The ERF follows the six major principles of the Reform movement which are common to all protestants :

  • Glory belongs to God alone : nothing is sacred or absolute apart from God.
  • Grace alone can save man, regardless of his worth ; it is God’s free and original gift to humanity. As God thus trusts man, he becomes responsible for his acts.
  • Faith alone is important : this faith arises from meeting God,
  • Only the Bible is recognized as having real authority : it has a message for us today because it has been interpreted by the various different Churches according to their beliefs.
  • The Churches must always be open to reform : they gather together all those who believe in the God revealed by Jesus Christ in the act of baptism and in the Last Supper. These institutions do not act as mediators between believers and God. They are constantly evolving according to the rhythm of human progress.
  • Universal priesthood : each baptized believer is on the same level as others within the Church, whether he be a layman or a pastor ; indeed, the latter is not in a particularly privileged position – it is just because of his theological training that he is in a position to lead the community. Every Church member has the duty to witness to his faith and be committed to playing a responsible role in the world.

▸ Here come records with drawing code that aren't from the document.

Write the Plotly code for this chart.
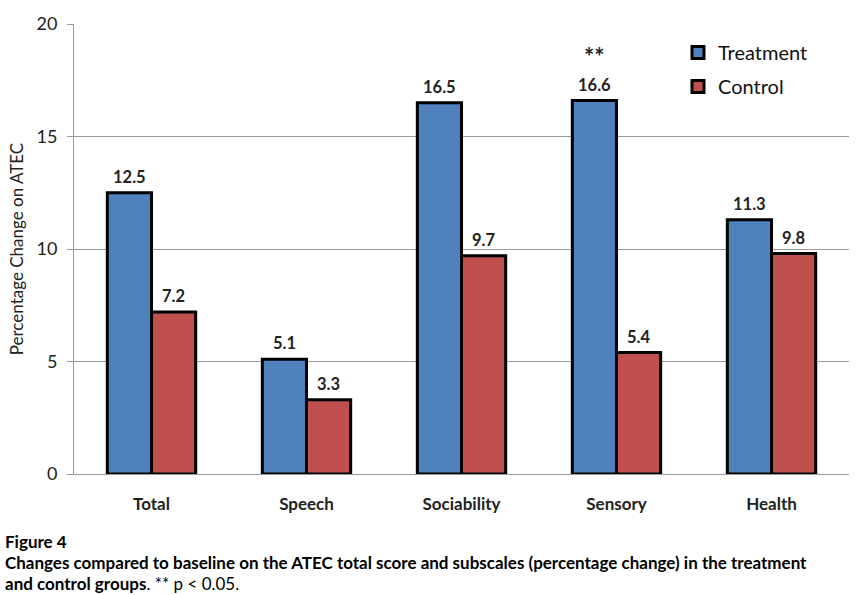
import plotly.graph_objects as go

categories = ["Total", "Speech", "Sociability", "Sensory", "Health"]
treatment = [12.5, 5.1, 16.5, 16.6, 11.3]
control = [7.2, 3.3, 9.7, 5.4, 9.8]
y_ticks = [0, 5, 10, 15, 20]

BLUE = "#4F81BD"
RED = "#C0504D"
FONT = "Lato"

fig = go.Figure()
fig.add_trace(go.Bar(name="Treatment", x=categories, y=treatment, legendgroup="t",
                     marker=dict(color=BLUE, line=dict(color="black", width=3))))
fig.add_trace(go.Bar(name="Control", x=categories, y=control, legendgroup="c",
                     marker=dict(color=RED, line=dict(color="black", width=3))))

off = 0.1435
annotations = []
for i, (t, c) in enumerate(zip(treatment, control)):
    annotations.append(dict(x=i - off, y=t, xref="x", yref="y", text=f"<b>{t}</b>", showarrow=False,
                            yanchor="bottom", yshift=4, font=dict(size=16.5, color="#222", family=FONT)))
    annotations.append(dict(x=i + off, y=c, xref="x", yref="y", text=f"<b>{c}</b>", showarrow=False,
                            yanchor="bottom", yshift=4, font=dict(size=16.5, color="#222", family=FONT)))
# significance marker
annotations.append(dict(x=3 - off, y=16.6, xref="x", yref="y", text="<b>**</b>", showarrow=False,
                        yanchor="bottom", yshift=28, font=dict(size=24, color="#222", family=FONT)))
# caption
cap_lines = [
    ("<b>Figure 4</b>", 541),
    ("<b>Changes compared to baseline on the ATEC total score and subscales (percentage change) in the treatment</b>", 562),
    ("<b>and control groups</b>. ** p &lt; 0.05.", 583),
]
for txt, ypx in cap_lines:
    annotations.append(dict(x=-74 / 775 + 3 / 775, y=(474 - ypx) / 450, xref="paper", yref="paper",
                            xanchor="left", yanchor="middle", align="left", text=txt, showarrow=False,
                            font=dict(size=17, color="black", family=FONT)))

fig.update_layout(
    width=860, height=595,
    margin=dict(l=74, r=11, t=24, b=121),
    paper_bgcolor="white", plot_bgcolor="white",
    barmode="group", bargap=0.43, bargroupgap=0,
    font=dict(family=FONT, color="#222"),
    showlegend=True,
    legend=dict(x=(678 - 74) / 775, y=(474 - 33) / 450, xanchor="left", yanchor="top", bgcolor="rgba(0,0,0,0)",
                font=dict(size=20, family=FONT, color="#111"), itemwidth=30, tracegroupgap=5,
                traceorder="grouped"),
    annotations=annotations,
)
fig.update_xaxes(showline=True, linecolor="#999", linewidth=1, ticks="", showgrid=False,
                 tickfont=dict(size=17, family=FONT, color="#222"), tickprefix="<b>", ticksuffix="</b>",
                 ticklabelstandoff=15)
fig.update_yaxes(range=[0, 20], tickvals=y_ticks, showgrid=True, gridcolor="#999", gridwidth=1,
                 showline=True, linecolor="#999", linewidth=1, ticks="outside", ticklen=6, tickcolor="#999",
                 tickfont=dict(size=18, family=FONT, color="#222"), tickprefix="<b>", ticksuffix="</b>",
                 ticklabelstandoff=6, zeroline=False,
                 title=dict(text="Percentage Change on ATEC", font=dict(size=17, family=FONT, color="#222"), standoff=8))

fig.write_html("out.html", config={"displayModeBar": False},
               post_script="document.body.style.margin='0';document.body.style.overflow='hidden';")
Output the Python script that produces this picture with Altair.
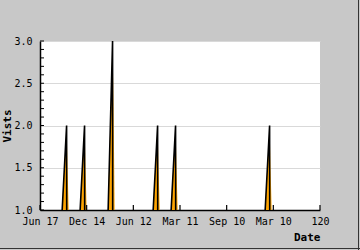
import altair as alt
import pandas as pd

# Data
peak_x = [11.4, 19.1, 31.1, 50.4, 58.1, 98.4]
peak_v = [2, 2, 3, 2, 2, 2]
x_tick_values = [0, 20, 40, 60, 80, 100, 120]
x_tick_labels = ["Jun 17", "Dec 14", "Jun 12", "Mar 11", "Sep 10", "Mar 10", "120"]
y_major = [1.0, 1.5, 2.0, 2.5, 3.0]
y_minor = [1.1, 1.2, 1.3, 1.4, 1.6, 1.7, 1.8, 1.9, 2.1, 2.2, 2.3, 2.4, 2.6, 2.7, 2.8, 2.9]

W, H = 280, 169
FONT = "DejaVu Sans Mono"

area_rows, line_rows = [], []
for i, (p, v) in enumerate(zip(peak_x, peak_v)):
    area_rows += [
        {"id": i, "x": p - 2.0, "y": 1.0, "base": 1.0},
        {"id": i, "x": p, "y": v, "base": 1.0},
        {"id": i, "x": p + 0.4, "y": v * 0.75, "base": 1.0},
        {"id": i, "x": p + 0.9, "y": 1.0, "base": 1.0},
    ]
    line_rows += [
        {"id": i, "o": 0, "x": p - 1.9, "y": 1.0},
        {"id": i, "o": 1, "x": p, "y": v},
        {"id": i, "o": 2, "x": p + 0.05, "y": 1.0},
    ]
area_df = pd.DataFrame(area_rows)
line_df = pd.DataFrame(line_rows)

label_map = "{" + ",".join(f"'{v}':'{l}'" for v, l in zip(x_tick_values, x_tick_labels)) + "}"

xscale = alt.Scale(domain=[0, 120], nice=False)
yscale = alt.Scale(domain=[1, 3], nice=False)

xaxis = alt.Axis(
    values=x_tick_values,
    labelExpr=f"{label_map}[datum.value + '']",
    title="Date",
    titleAnchor="end",
    titleAlign="right",
    titleFont=FONT, titleFontSize=11, titleFontWeight="bold", titleColor="black",
    titlePadding=5,
    labelFont=FONT, labelFontSize=10, labelColor="black",
    labelPadding=6, labelFlush=False, labelOverlap=False,
    ticks=False, grid=False, domainColor="black", domainWidth=1.5,
)
yaxis = alt.Axis(
    values=y_major, format=".1f",
    title="Vists",
    titleFont=FONT, titleFontSize=11, titleFontWeight="bold", titleColor="black",
    titlePadding=1,
    labelFont=FONT, labelFontSize=10, labelColor="black",
    labelPadding=8,
    ticks=False, grid=True, gridColor="#d9d9d9", gridWidth=1,
    domainColor="black", domainWidth=1.5,
)

area = alt.Chart(area_df).mark_area(color="#ffa500", opacity=1).encode(
    x=alt.X("x:Q", scale=xscale, axis=xaxis),
    y=alt.Y("y:Q", scale=yscale, axis=yaxis),
    y2="base:Q",
    detail="id:N",
)
line = alt.Chart(line_df).mark_line(color="black", strokeWidth=1.6).encode(
    x=alt.X("x:Q", scale=xscale),
    y=alt.Y("y:Q", scale=yscale),
    detail="id:N",
    order="o:Q",
)
yminor = alt.Chart(pd.DataFrame({"v": y_minor + y_major})).mark_rule(color="black").encode(
    y=alt.Y("v:Q", scale=yscale), x=alt.value(0), x2=alt.value(4),
)
xticks = alt.Chart(pd.DataFrame({"v": x_tick_values})).mark_rule(color="black", strokeWidth=1.2).encode(
    x=alt.X("v:Q", scale=xscale), y=alt.value(H), y2=alt.value(H - 5),
)
frame_r = alt.Chart(pd.DataFrame({"a": [0]})).mark_rule(color="#333333").encode(
    x=alt.value(W + 38.5), y=alt.value(-41), y2=alt.value(H + 40),
)
frame_b = alt.Chart(pd.DataFrame({"a": [0]})).mark_rule(color="#333333").encode(
    x=alt.value(-40), x2=alt.value(W + 40), y=alt.value(H + 38.5),
)

chart = alt.layer(area, line, yminor, xticks, frame_r, frame_b).properties(
    width=W, height=H,
    background="#c8c8c8",
    padding={"left": 40, "top": 41, "right": 40, "bottom": 40},
    autosize=alt.AutoSizeParams(type="none"),
).configure_view(fill="white", stroke=None)

chart.save("out.html", embed_options={"renderer": "svg", "actions": False})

The French Reformed Church in 2012

The French Reformed Church is the Church with the largest number of members although  other Protestant Churches do exist in France –   there are about 110 000 known families, about 350 000 people. Nearly 500 worship associations have been created, they serve more than 850 places where services are held with varying regularity. 300 pastors work in parishes whereas 60 others have another ministries, for example: teaching theology, military or hospital chaplains, the administration of the Church, communication or social work. Around 70 pastors are seconded to works of charity and Protestant movements. About 30% of the pastors are women and there are likely to be more. Most pastors are married (85%).

There is a permanent Lutheran-Reformed Council made up of the French Reformed Church, the Lutheran Evangelical Church and the Union of Protestant Churches in Alsace and Lorraine. This Council deals with European agreements at the French level, for example the recognition of different ministries and the training of pastors.

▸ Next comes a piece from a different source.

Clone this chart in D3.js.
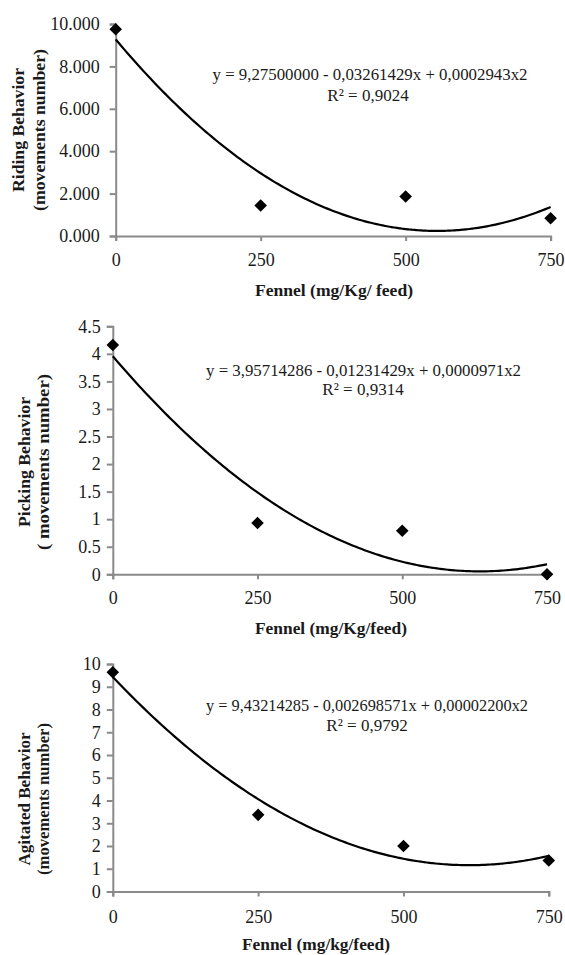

The French Protestant Church is a member of the French Protestant Federation and also the World Alliance of Reformed Churches and the Ecumenical Council of Churches.

The French United Protestant Church (2013)

  • Logo of the United Protestant Church of France © EPUF
  • Emmanuelle Seybold - 1st woman elected EPUdF Secretary General © Réforme

After a long period of preparation which began with the national of Sochaux in 1997, the French Reformed Church finally united with the French Lutheran Church to form one Church: ‘the French United Protestant Church, Lutheran and Reformed Communion’. This became official on the 1st January 2013. The first national synod of the united Church took place from 8 – 12 May 2013 in Lyon. National institutions are common to both Churches and there is one body of pastors for both Churches but local parishes remain either Reformed or Lutheran.